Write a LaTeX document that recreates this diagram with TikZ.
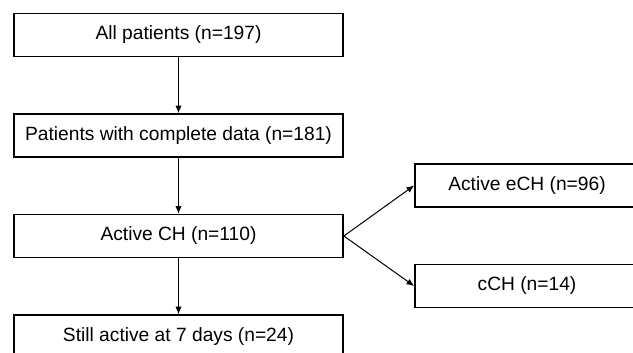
\documentclass[tikz,border=0pt]{standalone}
\usepackage{fontspec}
\setmainfont{Liberation Sans}
\usetikzlibrary{arrows.meta}
\def\rowsep{100.5}

\begin{document}
\begin{tikzpicture}[x=0.5pt,y=-0.5pt,->,>={Latex[length=3.8pt,width=3.2pt]},draw=black]
  \tikzstyle{every edge}=[draw,line width=0.5pt]
  \tikzstyle{box}=[draw,line width=0.85pt,minimum width=164.5pt,minimum height=21.5pt,inner sep=0pt,font=\fontsize{9.6}{11}\selectfont]
  \tikzstyle{sidebox}=[box,minimum width=112pt]

  \useasboundingbox (0,0) rectangle (633,353);
  \clip (0,0) rectangle (633,353);

  \node[box] (all) at (178.5,35) {All patients (n=197)};
  \node[box] (complete) at (178.5,35+\rowsep) {Patients with complete data (n=181)};
  \node[box] (active) at (178.5,35+2*\rowsep) {Active CH (n=110)};
  \node[box] (still) at (178.5,35+3*\rowsep) {Still active at 7 days (n=24)};

  \node[sidebox] (ech) at (527,185.5) {Active eCH (n=96)};
  \node[sidebox] (cch) at (527,286) {cCH (n=14)};

  \path (all) edge (complete);
  \path (complete) edge (active);
  \path (active) edge (still);

  \foreach \dest in {ech,cch}
    \path (active.east) edge (\dest.west);

\end{tikzpicture}
\end{document}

-=-=-

Write the material out again exactly as it appears, dropping the pictures.

Write a LaTeX document that recreates this diagram with TikZ.
\documentclass[tikz,border=0pt]{standalone}
\usepackage{fontspec}
\setmainfont{Liberation Sans}
\usetikzlibrary{arrows.meta}
\def\rowsep{100.5}

\begin{document}
\begin{tikzpicture}[x=0.5pt,y=-0.5pt,->,>={Latex[length=3.8pt,width=3.2pt]},draw=black]
  \tikzstyle{every edge}=[draw,line width=0.5pt]
  \tikzstyle{box}=[draw,line width=0.85pt,minimum width=164.5pt,minimum height=21.5pt,inner sep=0pt,font=\fontsize{9.6}{11}\selectfont]
  \tikzstyle{sidebox}=[box,minimum width=112pt]

  \useasboundingbox (0,0) rectangle (633,353);
  \clip (0,0) rectangle (633,353);

  \node[box] (all) at (178.5,35) {All patients (n=197)};
  \node[box] (complete) at (178.5,35+\rowsep) {Patients with complete data (n=181)};
  \node[box] (active) at (178.5,35+2*\rowsep) {Active CH (n=110)};
  \node[box] (still) at (178.5,35+3*\rowsep) {Still active at 7 days (n=24)};

  \node[sidebox] (ech) at (527,185.5) {Active eCH (n=96)};
  \node[sidebox] (cch) at (527,286) {cCH (n=14)};

  \path (all) edge (complete);
  \path (complete) edge (active);
  \path (active) edge (still);

  \foreach \dest in {ech,cch}
    \path (active.east) edge (\dest.west);

\end{tikzpicture}
\end{document}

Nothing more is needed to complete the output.